**Task instructions:** Pull out the lines from the line containing "Write a Python" through the line containing "import plotly.graph_objects as go", both lines included, and copy them exactly.

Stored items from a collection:

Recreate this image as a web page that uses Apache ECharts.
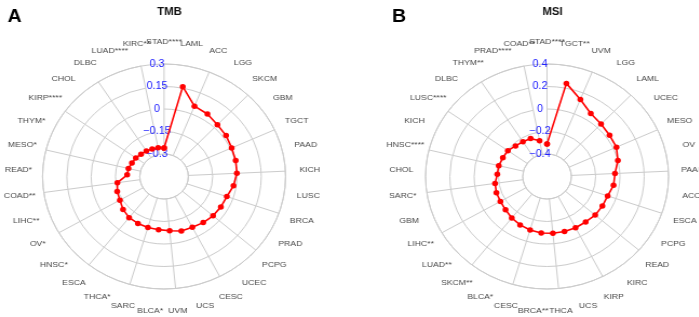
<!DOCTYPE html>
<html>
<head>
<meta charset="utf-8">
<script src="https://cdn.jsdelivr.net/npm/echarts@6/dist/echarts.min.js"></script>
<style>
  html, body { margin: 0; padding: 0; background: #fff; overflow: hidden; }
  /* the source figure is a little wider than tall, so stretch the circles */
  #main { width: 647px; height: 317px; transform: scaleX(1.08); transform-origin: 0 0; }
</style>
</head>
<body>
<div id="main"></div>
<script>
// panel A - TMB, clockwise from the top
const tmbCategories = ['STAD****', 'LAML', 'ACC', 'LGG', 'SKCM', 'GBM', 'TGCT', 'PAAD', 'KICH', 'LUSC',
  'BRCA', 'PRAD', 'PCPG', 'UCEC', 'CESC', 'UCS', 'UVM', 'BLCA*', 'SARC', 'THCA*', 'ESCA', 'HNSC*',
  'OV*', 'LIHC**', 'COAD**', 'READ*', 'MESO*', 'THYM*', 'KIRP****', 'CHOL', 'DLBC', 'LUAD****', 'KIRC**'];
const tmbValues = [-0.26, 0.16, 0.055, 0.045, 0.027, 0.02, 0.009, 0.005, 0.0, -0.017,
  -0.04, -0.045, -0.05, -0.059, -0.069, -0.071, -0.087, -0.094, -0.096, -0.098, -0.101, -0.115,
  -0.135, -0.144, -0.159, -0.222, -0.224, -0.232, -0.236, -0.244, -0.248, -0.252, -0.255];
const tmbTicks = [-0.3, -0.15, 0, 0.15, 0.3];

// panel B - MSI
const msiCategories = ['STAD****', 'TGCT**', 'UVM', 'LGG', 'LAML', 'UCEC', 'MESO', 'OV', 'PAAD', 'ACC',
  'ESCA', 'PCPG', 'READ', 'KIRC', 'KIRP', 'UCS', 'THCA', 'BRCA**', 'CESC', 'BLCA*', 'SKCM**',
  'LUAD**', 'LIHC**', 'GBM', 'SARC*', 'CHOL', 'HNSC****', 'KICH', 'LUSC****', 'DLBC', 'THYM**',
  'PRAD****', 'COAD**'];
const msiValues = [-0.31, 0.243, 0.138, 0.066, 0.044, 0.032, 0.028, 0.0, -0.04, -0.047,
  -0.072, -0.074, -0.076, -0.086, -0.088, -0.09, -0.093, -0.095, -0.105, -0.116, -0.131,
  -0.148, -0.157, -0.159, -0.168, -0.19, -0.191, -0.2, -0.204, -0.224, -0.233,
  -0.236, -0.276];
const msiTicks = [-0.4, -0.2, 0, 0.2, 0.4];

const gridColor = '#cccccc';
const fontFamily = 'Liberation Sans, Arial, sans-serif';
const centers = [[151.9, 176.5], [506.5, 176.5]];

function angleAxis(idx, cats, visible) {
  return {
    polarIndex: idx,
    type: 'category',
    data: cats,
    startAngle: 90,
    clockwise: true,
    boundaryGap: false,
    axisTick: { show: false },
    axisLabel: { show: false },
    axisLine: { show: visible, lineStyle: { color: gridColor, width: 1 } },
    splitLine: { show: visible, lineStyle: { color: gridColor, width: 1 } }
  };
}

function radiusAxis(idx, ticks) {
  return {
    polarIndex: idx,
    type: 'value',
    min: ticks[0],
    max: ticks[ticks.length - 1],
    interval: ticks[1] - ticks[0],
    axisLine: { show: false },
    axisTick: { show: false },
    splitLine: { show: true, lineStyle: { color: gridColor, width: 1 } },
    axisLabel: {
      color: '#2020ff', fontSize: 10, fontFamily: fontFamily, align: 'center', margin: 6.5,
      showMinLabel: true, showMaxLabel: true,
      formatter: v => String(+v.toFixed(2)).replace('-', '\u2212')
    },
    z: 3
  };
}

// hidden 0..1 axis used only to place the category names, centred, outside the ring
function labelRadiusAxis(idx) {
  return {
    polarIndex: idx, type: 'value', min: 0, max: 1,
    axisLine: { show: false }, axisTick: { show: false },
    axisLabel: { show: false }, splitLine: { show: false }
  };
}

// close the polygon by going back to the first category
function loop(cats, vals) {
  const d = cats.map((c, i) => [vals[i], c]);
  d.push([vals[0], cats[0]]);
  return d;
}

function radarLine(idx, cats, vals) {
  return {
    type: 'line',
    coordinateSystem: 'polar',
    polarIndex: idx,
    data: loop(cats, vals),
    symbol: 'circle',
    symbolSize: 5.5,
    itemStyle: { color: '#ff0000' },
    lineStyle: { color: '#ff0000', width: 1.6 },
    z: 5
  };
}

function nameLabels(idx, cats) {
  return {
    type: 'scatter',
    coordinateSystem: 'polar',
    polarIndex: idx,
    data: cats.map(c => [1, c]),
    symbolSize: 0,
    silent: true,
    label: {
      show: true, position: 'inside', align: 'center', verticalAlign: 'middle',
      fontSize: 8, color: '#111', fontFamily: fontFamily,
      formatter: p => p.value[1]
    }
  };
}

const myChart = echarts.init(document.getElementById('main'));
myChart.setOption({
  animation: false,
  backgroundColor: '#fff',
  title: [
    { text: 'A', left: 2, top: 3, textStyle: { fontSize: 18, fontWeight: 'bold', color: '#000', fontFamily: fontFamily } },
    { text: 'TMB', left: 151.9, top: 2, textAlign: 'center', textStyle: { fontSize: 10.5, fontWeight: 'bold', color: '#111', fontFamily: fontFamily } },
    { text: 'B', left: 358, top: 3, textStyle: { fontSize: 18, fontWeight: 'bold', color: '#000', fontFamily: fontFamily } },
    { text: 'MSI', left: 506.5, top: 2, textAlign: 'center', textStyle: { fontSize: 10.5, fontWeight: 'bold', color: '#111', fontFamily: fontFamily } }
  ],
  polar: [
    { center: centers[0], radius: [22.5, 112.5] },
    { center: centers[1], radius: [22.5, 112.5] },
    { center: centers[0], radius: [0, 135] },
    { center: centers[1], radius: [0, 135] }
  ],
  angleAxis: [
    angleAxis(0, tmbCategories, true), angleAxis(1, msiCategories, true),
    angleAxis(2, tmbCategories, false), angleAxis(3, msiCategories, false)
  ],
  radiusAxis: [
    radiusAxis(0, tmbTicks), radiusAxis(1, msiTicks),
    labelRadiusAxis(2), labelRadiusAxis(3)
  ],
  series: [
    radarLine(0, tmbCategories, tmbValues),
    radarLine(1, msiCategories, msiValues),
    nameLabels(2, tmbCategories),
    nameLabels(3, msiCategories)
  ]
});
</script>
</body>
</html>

* * *

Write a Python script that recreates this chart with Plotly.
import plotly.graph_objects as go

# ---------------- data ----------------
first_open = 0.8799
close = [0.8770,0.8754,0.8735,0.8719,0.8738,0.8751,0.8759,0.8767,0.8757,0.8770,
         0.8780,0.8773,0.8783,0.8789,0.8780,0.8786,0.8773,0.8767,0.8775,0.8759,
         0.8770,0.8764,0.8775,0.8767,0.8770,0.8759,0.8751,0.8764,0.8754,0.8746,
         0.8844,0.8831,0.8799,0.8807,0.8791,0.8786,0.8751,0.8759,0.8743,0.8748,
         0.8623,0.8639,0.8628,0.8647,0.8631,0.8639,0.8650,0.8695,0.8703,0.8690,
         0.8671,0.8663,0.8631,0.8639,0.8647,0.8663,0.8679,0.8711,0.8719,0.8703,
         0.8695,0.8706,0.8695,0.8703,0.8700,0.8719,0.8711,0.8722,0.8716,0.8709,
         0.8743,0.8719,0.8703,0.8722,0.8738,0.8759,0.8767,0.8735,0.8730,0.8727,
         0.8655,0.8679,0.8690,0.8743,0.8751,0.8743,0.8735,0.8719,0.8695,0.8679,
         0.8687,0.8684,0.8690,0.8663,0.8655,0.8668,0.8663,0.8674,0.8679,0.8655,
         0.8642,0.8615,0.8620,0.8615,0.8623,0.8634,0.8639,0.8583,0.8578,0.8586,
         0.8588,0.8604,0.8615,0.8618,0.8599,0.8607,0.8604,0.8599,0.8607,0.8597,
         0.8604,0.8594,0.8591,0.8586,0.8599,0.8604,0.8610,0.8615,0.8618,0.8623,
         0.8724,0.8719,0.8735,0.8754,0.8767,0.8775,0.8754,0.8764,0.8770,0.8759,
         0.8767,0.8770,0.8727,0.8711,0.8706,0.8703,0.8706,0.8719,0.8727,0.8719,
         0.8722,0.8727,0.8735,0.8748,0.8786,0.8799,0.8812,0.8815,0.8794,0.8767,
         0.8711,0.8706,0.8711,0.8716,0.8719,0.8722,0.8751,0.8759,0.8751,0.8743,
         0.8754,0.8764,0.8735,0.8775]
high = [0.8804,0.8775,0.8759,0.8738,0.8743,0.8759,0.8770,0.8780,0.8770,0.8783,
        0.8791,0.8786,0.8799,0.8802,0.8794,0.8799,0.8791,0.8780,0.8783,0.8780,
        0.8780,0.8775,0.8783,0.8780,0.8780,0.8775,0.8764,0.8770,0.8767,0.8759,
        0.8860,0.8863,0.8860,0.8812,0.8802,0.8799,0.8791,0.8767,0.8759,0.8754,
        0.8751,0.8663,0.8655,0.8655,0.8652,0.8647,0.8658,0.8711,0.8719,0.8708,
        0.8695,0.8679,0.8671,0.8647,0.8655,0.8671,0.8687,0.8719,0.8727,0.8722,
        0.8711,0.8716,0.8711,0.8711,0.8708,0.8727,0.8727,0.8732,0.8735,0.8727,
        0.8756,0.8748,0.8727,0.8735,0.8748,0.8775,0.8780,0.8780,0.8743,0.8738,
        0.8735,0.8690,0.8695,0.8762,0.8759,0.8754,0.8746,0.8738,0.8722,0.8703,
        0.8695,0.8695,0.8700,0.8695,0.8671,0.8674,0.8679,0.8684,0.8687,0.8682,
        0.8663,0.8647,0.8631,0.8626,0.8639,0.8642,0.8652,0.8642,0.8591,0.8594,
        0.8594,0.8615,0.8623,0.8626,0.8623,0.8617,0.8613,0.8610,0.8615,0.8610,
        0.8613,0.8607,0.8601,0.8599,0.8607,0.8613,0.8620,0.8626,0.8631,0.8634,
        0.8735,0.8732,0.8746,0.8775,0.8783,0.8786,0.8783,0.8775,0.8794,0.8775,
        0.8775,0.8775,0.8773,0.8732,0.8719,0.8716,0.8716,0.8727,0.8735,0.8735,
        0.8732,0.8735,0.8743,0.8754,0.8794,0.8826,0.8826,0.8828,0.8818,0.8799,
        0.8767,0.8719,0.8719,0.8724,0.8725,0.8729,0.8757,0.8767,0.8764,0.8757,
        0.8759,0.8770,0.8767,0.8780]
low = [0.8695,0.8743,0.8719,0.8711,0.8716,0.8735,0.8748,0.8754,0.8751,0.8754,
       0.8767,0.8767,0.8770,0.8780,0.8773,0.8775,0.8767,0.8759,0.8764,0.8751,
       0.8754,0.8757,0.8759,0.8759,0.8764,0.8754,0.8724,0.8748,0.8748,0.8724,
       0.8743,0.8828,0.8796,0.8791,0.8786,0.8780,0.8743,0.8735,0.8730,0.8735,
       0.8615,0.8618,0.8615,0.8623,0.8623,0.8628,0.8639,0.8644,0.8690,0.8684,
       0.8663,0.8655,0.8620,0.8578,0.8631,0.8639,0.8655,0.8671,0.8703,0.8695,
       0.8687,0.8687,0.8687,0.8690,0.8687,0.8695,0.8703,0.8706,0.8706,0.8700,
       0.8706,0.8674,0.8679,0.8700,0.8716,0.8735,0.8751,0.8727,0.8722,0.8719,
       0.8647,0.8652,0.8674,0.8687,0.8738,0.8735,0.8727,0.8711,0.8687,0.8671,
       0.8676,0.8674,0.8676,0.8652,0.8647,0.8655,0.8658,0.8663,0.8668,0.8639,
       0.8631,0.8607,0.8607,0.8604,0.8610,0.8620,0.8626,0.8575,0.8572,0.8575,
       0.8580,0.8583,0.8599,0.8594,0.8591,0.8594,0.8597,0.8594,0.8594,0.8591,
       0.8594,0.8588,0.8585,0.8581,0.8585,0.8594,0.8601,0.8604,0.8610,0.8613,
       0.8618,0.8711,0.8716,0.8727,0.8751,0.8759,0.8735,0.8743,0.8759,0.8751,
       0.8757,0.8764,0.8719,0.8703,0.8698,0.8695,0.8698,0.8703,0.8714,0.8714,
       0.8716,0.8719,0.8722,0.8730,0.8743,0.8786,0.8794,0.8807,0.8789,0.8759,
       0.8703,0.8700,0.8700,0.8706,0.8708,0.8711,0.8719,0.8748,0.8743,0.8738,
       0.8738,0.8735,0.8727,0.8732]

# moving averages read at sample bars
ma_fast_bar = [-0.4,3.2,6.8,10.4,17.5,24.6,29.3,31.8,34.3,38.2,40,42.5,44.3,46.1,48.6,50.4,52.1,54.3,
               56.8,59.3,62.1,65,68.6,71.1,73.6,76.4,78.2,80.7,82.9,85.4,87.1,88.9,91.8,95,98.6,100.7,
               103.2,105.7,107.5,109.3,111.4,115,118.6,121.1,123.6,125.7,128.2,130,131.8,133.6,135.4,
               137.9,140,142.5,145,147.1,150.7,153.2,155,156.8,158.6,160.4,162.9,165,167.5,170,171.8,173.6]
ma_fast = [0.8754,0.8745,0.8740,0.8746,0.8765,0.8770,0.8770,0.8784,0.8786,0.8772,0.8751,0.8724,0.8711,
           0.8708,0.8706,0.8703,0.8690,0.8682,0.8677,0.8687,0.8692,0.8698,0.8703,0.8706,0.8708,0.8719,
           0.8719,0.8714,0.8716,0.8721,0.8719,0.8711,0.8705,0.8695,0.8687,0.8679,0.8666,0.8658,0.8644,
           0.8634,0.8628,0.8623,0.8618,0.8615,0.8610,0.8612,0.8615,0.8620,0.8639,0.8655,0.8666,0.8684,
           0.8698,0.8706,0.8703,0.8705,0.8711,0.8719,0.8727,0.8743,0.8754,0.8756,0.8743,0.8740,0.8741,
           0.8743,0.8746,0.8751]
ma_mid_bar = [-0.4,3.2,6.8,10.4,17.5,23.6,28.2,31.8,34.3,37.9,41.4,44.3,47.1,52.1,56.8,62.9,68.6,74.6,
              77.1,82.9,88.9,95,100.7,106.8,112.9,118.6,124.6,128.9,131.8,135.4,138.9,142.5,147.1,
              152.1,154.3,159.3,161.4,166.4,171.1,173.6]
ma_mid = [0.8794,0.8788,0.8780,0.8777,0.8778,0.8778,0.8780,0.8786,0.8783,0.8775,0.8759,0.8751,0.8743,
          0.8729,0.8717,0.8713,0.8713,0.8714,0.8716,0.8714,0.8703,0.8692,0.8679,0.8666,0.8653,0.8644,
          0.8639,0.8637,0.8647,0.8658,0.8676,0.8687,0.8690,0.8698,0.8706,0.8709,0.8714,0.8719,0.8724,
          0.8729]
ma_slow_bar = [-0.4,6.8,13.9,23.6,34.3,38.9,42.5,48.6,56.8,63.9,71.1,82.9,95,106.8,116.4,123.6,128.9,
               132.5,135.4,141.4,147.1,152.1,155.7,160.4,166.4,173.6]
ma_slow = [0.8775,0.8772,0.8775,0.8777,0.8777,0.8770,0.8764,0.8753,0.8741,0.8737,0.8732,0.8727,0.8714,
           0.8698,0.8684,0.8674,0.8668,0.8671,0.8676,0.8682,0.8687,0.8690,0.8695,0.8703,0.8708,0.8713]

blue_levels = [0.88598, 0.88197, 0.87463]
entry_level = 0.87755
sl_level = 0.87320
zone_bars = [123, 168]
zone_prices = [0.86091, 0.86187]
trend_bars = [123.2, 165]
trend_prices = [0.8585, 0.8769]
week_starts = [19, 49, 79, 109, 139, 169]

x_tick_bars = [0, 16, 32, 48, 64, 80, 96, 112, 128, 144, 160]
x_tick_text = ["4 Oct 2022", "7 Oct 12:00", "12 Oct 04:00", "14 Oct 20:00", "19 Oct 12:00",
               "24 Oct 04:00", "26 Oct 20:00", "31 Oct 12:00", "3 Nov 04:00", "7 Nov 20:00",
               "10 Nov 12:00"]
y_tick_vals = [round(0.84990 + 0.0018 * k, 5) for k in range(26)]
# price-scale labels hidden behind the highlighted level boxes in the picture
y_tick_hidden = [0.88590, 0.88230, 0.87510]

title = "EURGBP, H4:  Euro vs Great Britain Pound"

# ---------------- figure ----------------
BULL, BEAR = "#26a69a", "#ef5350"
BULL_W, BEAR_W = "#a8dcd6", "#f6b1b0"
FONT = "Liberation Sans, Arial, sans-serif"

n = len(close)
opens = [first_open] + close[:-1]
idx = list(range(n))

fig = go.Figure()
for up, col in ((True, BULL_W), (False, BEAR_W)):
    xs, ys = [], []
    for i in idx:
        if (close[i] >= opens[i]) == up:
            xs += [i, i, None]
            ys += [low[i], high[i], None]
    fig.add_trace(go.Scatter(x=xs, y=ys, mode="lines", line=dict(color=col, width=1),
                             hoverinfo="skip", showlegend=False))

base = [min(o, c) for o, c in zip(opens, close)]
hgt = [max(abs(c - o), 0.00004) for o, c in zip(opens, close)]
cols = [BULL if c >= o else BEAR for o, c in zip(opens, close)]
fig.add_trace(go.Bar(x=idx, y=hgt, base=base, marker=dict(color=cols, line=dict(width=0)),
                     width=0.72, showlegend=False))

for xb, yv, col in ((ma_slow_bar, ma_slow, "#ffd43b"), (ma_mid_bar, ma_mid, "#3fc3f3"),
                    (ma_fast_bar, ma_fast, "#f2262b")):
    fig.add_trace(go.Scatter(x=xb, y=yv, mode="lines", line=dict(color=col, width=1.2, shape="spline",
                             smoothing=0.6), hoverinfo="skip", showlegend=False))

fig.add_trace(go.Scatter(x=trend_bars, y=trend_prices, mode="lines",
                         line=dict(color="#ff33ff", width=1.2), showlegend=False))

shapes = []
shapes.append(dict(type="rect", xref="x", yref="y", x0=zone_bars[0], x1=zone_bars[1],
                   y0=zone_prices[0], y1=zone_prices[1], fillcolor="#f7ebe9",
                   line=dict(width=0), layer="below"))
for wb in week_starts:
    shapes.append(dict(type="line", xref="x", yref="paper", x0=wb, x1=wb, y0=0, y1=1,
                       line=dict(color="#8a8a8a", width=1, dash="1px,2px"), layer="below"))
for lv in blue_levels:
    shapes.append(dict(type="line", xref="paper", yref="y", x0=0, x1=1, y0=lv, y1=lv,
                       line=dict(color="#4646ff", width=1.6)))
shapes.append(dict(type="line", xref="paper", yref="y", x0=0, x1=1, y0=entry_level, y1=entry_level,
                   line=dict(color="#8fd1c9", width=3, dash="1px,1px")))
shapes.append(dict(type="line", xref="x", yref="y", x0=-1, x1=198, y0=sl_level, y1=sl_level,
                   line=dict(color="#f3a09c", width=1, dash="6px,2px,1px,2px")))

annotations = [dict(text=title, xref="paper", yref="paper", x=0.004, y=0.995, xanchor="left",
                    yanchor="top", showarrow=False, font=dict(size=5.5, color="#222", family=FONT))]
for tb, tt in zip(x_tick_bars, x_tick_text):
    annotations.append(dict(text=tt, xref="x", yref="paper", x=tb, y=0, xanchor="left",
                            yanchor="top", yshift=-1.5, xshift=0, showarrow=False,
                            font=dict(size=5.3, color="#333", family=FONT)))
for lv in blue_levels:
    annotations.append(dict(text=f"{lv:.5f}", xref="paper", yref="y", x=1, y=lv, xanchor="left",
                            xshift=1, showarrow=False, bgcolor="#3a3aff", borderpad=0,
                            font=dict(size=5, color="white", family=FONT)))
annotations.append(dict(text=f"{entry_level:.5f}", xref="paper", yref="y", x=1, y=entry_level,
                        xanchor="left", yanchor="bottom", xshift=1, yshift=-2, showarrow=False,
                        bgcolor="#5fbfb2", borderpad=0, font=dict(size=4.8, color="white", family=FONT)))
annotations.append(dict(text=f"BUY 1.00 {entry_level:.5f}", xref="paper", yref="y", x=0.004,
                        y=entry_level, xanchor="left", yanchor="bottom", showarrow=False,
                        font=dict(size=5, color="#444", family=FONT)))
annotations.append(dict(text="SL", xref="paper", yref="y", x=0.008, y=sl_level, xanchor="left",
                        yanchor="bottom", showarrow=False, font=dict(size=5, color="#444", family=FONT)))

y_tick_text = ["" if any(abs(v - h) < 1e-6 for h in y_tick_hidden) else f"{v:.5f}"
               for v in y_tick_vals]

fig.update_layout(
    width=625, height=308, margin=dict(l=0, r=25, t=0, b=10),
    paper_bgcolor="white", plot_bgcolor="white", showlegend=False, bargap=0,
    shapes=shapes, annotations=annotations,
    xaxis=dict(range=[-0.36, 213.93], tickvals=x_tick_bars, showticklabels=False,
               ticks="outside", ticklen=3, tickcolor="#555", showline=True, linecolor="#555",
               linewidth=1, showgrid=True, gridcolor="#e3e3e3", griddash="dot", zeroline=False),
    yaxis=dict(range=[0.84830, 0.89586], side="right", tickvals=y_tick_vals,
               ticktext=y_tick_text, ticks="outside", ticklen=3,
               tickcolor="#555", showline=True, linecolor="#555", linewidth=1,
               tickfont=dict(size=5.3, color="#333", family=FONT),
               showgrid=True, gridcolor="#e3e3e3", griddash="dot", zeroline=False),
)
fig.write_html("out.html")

**In response:**
Write a Python script that recreates this chart with Plotly.
import plotly.graph_objects as go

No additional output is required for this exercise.